Benjamin Franklin Papers

To Benjamin Franklin from [Robert] Crafton, 12 April 1767

From [Robert] Crafton1

AL: American Philosophical Society

Broad Street Buildings, Apr. 12. [17672]

Mr. Crafton’s Compliments to Dr. Franklin has made an Appointment with Mr. Paxton of Boston,3 for Thursday or Friday next and desires Dr. Franklin will send Word [by the] Bearer, or to morrow, which Day will be more agreeable; that he may fix with Mr. Paxton in Conformity. Dinner at 3 o’Clock.

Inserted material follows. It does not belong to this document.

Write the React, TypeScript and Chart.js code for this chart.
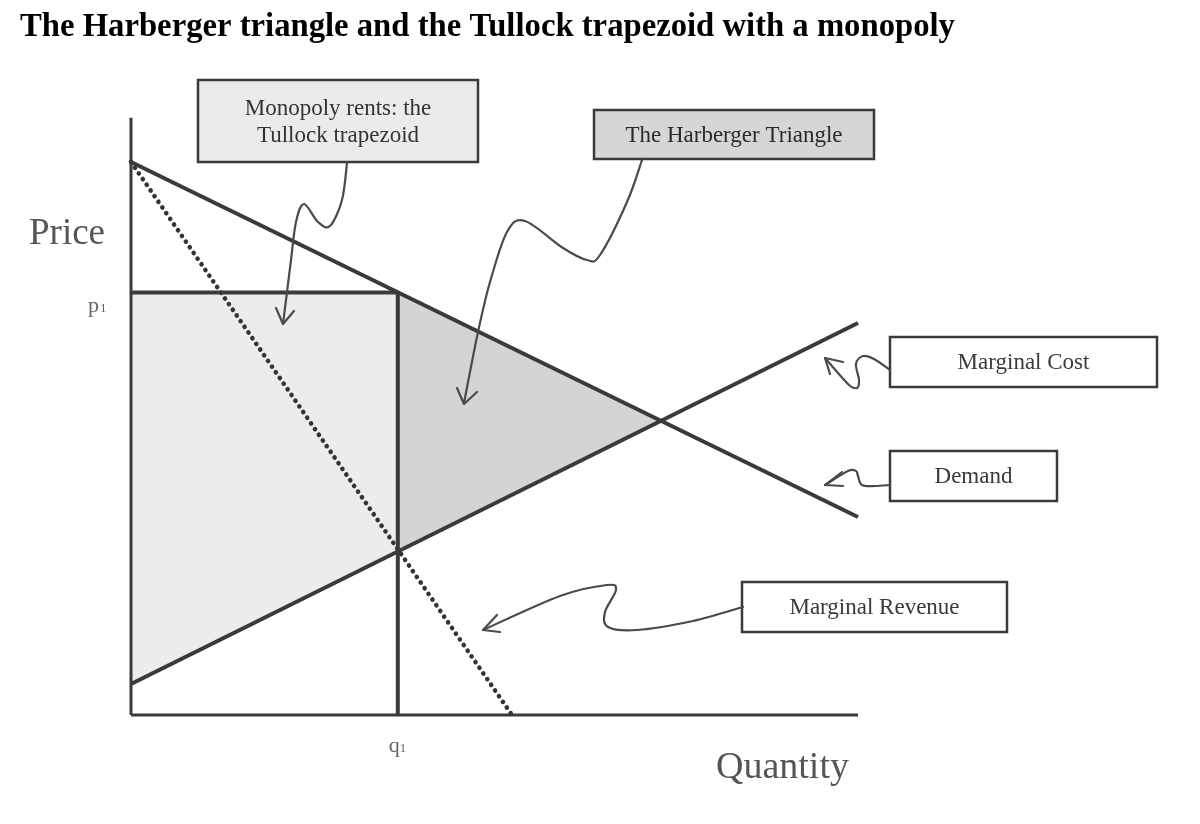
import React, { useEffect, useRef } from "react";
import { Chart, registerables } from "chart.js";

Chart.register(...registerables);

// ---- data (economic units: quantity 0..100, price 0..100) ----
const quantityRange = [0, 100];
const priceRange = [0, 100];
const priceAxisTop = 108;
const demandQuantity = [0, 100];
const demandPrice = [100, 35.8];
const marginalCostQuantity = [0, 100];
const marginalCostPrice = [5.6, 70.9];
const marginalRevenueQuantity = [0, 52.4];
const marginalRevenuePrice = [100, 0];
const monopolyQuantity = 36.7; // q1
const monopolyPrice = 76.4; // p1
const priceTickLabel = ["p", "1"];
const quantityTickLabel = ["q", "1"];
const titleText = "The Harberger triangle and the Tullock trapezoid with a monopoly";
const priceAxisTitle = "Price";
const quantityAxisTitle = "Quantity";
const boxLabels = [
  ["Monopoly rents: the", "Tullock trapezoid"],
  ["The Harberger Triangle"],
  ["Marginal Cost"],
  ["Demand"],
  ["Marginal Revenue"],
];

// line helpers
const lineAt = (qs: number[], ps: number[], q: number) =>
  ps[0] + ((ps[1] - ps[0]) * (q - qs[0])) / (qs[1] - qs[0]);
const slope = (qs: number[], ps: number[]) => (ps[1] - ps[0]) / (qs[1] - qs[0]);

const dS = slope(demandQuantity, demandPrice);
const mS = slope(marginalCostQuantity, marginalCostPrice);
const dI = lineAt(demandQuantity, demandPrice, 0);
const mI = lineAt(marginalCostQuantity, marginalCostPrice, 0);
const eqQuantity = (mI - dI) / (dS - mS);
const eqPrice = dI + dS * eqQuantity;
const mcAtQ1 = lineAt(marginalCostQuantity, marginalCostPrice, monopolyQuantity);

const pts = (qs: number[], ps: number[]) => qs.map((q, i) => ({ x: q, y: ps[i] }));

// ---- decoration layout (pixels) ----
const boxes = [
  { x: 198, y: 80, w: 280, h: 82, fill: "#ebebeb", color: "#333333" },
  { x: 594, y: 110, w: 280, h: 49, fill: "#d6d6d6", color: "#2a2a2a" },
  { x: 890, y: 337, w: 267, h: 50, fill: "#ffffff", color: "#3a3a3a" },
  { x: 890, y: 451, w: 167, h: 50, fill: "#ffffff", color: "#3a3a3a" },
  { x: 742, y: 582, w: 265, h: 50, fill: "#ffffff", color: "#3a3a3a" },
];

const arrows = [
  {
    path: [[347, 163], [342, 200], [330, 226], [318, 222], [304, 204], [296, 222], [291, 260], [283, 324]],
    head: [[276, 308], [283, 324], [294, 311]],
  },
  {
    path: [[642, 160], [627, 202], [600, 255], [587, 260], [563, 248], [525, 221], [507, 232], [490, 282], [478, 332], [464, 403]],
    head: [[457, 388], [464, 404], [477, 392]],
  },
  {
    path: [[890, 370], [874, 359], [863, 356], [856, 364], [859, 380], [857, 388], [848, 384], [825, 358]],
    head: [[843, 362], [825, 358], [830, 374]],
  },
  {
    path: [[890, 485], [875, 486], [862, 485], [858, 476], [856, 471], [848, 471], [825, 485]],
    head: [[842, 472], [825, 485], [843, 486]],
  },
  {
    path: [[743, 607], [693, 621], [637, 630], [608, 627], [605, 612], [616, 590], [607, 585], [560, 596], [483, 630]],
    head: [[497, 615], [483, 630], [500, 632]],
  },
];

function smoothPath(ctx: CanvasRenderingContext2D, p: number[][]) {
  ctx.moveTo(p[0][0], p[0][1]);
  for (let i = 0; i < p.length - 1; i++) {
    const p0 = p[Math.max(0, i - 1)];
    const p1 = p[i];
    const p2 = p[i + 1];
    const p3 = p[Math.min(p.length - 1, i + 2)];
    const c1x = p1[0] + (p2[0] - p0[0]) / 6;
    const c1y = p1[1] + (p2[1] - p0[1]) / 6;
    const c2x = p2[0] - (p3[0] - p1[0]) / 6;
    const c2y = p2[1] - (p3[1] - p1[1]) / 6;
    ctx.bezierCurveTo(c1x, c1y, c2x, c2y, p2[0], p2[1]);
  }
}

const decorPlugin = {
  id: "decor",
  afterDraw(chart: any) {
    const ctx: CanvasRenderingContext2D = chart.ctx;
    const xs = chart.scales.x;
    const ys = chart.scales.y;
    ctx.save();
    // title
    ctx.fillStyle = "#000";
    ctx.font = "bold 32.7px 'Liberation Serif'";
    ctx.textBaseline = "alphabetic";
    ctx.textAlign = "left";
    ctx.fillText(titleText, 20, 36);

    // axis titles
    ctx.fillStyle = "#555";
    ctx.font = "37px 'Liberation Serif'";
    ctx.fillText(priceAxisTitle, 29, 244);
    ctx.font = "38px 'Liberation Serif'";
    ctx.fillText(quantityAxisTitle, 716, 778);

    // tick labels p1, q1
    ctx.fillStyle = "#666";
    const py = ys.getPixelForValue(monopolyPrice);
    ctx.font = "22px 'Liberation Serif'";
    ctx.fillText(priceTickLabel[0], 88, py + 19);
    ctx.font = "13px 'Liberation Serif'";
    ctx.fillText(priceTickLabel[1], 100, py + 19);
    const qx = xs.getPixelForValue(monopolyQuantity);
    ctx.font = "22px 'Liberation Serif'";
    ctx.fillText(quantityTickLabel[0], qx - 9, 752);
    ctx.font = "13px 'Liberation Serif'";
    ctx.fillText(quantityTickLabel[1], qx + 2, 752);

    // boxes
    boxes.forEach((b, i) => {
      ctx.fillStyle = b.fill;
      ctx.fillRect(b.x, b.y, b.w, b.h);
      ctx.strokeStyle = "#3a3a3a";
      ctx.lineWidth = 2.5;
      ctx.strokeRect(b.x, b.y, b.w, b.h);
      ctx.fillStyle = b.color;
      ctx.font = "23px 'Liberation Serif'";
      ctx.textAlign = "center";
      ctx.textBaseline = "middle";
      const lines = boxLabels[i];
      const lh = 27;
      const cy = b.y + b.h / 2 - ((lines.length - 1) * lh) / 2 + 1;
      lines.forEach((t, j) => ctx.fillText(t, b.x + b.w / 2, cy + j * lh));
    });

    // arrows
    ctx.strokeStyle = "#4a4a4a";
    ctx.lineWidth = 2.2;
    ctx.lineCap = "round";
    ctx.lineJoin = "round";
    arrows.forEach((a) => {
      ctx.beginPath();
      smoothPath(ctx, a.path);
      ctx.stroke();
      ctx.beginPath();
      ctx.moveTo(a.head[0][0], a.head[0][1]);
      ctx.lineTo(a.head[1][0], a.head[1][1]);
      ctx.lineTo(a.head[2][0], a.head[2][1]);
      ctx.stroke();
    });
    ctx.restore();
  },
};

const bgPlugin = {
  id: "bg",
  beforeDraw(chart: any) {
    const ctx = chart.ctx;
    ctx.save();
    ctx.fillStyle = "#ffffff";
    ctx.fillRect(0, 0, chart.width, chart.height);
    ctx.restore();
  },
};

const lineColor = "#3a3a3a";

export default function App() {
  const ref = useRef<HTMLCanvasElement | null>(null);
  useEffect(() => {
    if (!ref.current) return;
    const base = { pointRadius: 0, clip: false as any, tension: 0 };
    const chart = new Chart(ref.current, {
      type: "line",
      data: {
        datasets: [
          {
            ...base,
            order: 0,
            label: "Price axis",
            data: [{ x: quantityRange[0], y: priceRange[0] }, { x: quantityRange[0], y: priceAxisTop }],
            borderColor: lineColor,
            borderWidth: 3,
            fill: false,
          },
          {
            ...base,
            order: 0,
            label: "Quantity axis",
            data: [{ x: quantityRange[0], y: priceRange[0] }, { x: quantityRange[1], y: priceRange[0] }],
            borderColor: lineColor,
            borderWidth: 3,
            fill: false,
          },
          {
            ...base,
            order: 0,
            label: "p1",
            data: [{ x: quantityRange[0], y: monopolyPrice }, { x: monopolyQuantity, y: monopolyPrice }],
            borderColor: lineColor,
            borderWidth: 4,
            fill: false,
          },
          {
            ...base,
            order: 0,
            label: "q1",
            data: [{ x: monopolyQuantity, y: priceRange[0] }, { x: monopolyQuantity, y: monopolyPrice }],
            borderColor: lineColor,
            borderWidth: 4,
            fill: false,
          },
          {
            ...base,
            order: 0,
            label: "Demand",
            data: pts(demandQuantity, demandPrice),
            borderColor: lineColor,
            borderWidth: 4,
            fill: false,
          },
          {
            ...base,
            order: 0,
            label: "Marginal Cost",
            data: pts(marginalCostQuantity, marginalCostPrice),
            borderColor: lineColor,
            borderWidth: 4,
            fill: false,
          },
          {
            ...base,
            order: 0,
            label: "Marginal Revenue",
            data: pts(marginalRevenueQuantity, marginalRevenuePrice),
            borderColor: "#333",
            borderWidth: 4.6,
            borderDash: [0.1, 6.8],
            borderCapStyle: "round",
            fill: false,
          },
          {
            ...base,
            order: 10,
            label: "Tullock trapezoid",
            data: [
              { x: quantityRange[0], y: monopolyPrice },
              { x: monopolyQuantity, y: monopolyPrice },
              { x: monopolyQuantity, y: mcAtQ1 },
              { x: quantityRange[0], y: mI },
              { x: quantityRange[0], y: monopolyPrice },
            ],
            borderWidth: 1,
            borderColor: "rgba(0,0,0,0)",
            backgroundColor: "#ececec",
            fill: "shape",
          },
          {
            ...base,
            order: 10,
            label: "Harberger triangle",
            data: [
              { x: monopolyQuantity, y: monopolyPrice },
              { x: eqQuantity, y: eqPrice },
              { x: monopolyQuantity, y: mcAtQ1 },
              { x: monopolyQuantity, y: monopolyPrice },
            ],
            borderWidth: 1,
            borderColor: "rgba(0,0,0,0)",
            backgroundColor: "#d4d4d4",
            fill: "shape",
          },
        ],
      },
      options: {
        responsive: false,
        animation: false,
        events: [],
        devicePixelRatio: 1,
        layout: { padding: { left: 131, right: 342, top: 162, bottom: 109 } },
        plugins: {
          legend: { display: false },
          tooltip: { enabled: false },
          title: { display: false },
          filler: { drawTime: "beforeDatasetsDraw" },
        },
        scales: {
          x: { type: "linear", min: quantityRange[0], max: quantityRange[1], display: false },
          y: { type: "linear", min: priceRange[0], max: priceRange[1], display: false },
        },
      },
      plugins: [bgPlugin, decorPlugin],
    });
    return () => chart.destroy();
  }, []);
  return (
    <div style={{ position: "fixed", left: 0, top: 0, width: 1200, height: 824, background: "#fff" }}>
      <canvas ref={ref} width={1200} height={824} style={{ width: 1200, height: 824, display: "block" }} />
    </div>
  );
}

1Identified as Robert Crafton by the agreement of handwriting and address with other, fully signed letters to BF. Crafton was one of the partners in a firm of hosiers, Crafton & Colson, 166 Fenchurch Street, from whom BF sometimes bought stockings. [Henry] Kent’s Directory For the Year 1770 (London, 1770), p. 46; Gent. Mag., XLVIII (1778), 191; Journal, 1764–1776, pp. 1, 16; Ledger, 1764–1776, pp. 5, 8. He appears also to have been a leading member of a club BF helped to form that met to “dine every Thursday at the Dog Tavern on Garlick Hill.” Crafton to BF, March 11, 1771. APS.

2The year is determined by the mention of Charles Paxton, who was in London from the summer of 1766 until the fall of 1767.

3Charles Paxton (1708–1788), surveyor and searcher of the port of Boston, 1760, marshal of the Vice Admiralty Court, was on friendly terms with Charles Townshend and visited the Townshend family while in England, 1766–67. He shares with Townshend (rightly or wrongly) the credit for planning the establishment of the American Board of Customs and was appointed one of its five original members. Dora Mae Clark, “The American Board of Customs Commissioners, 1767–1783,” Amer. Hist. Rev., XLV (1939–40), 777–82.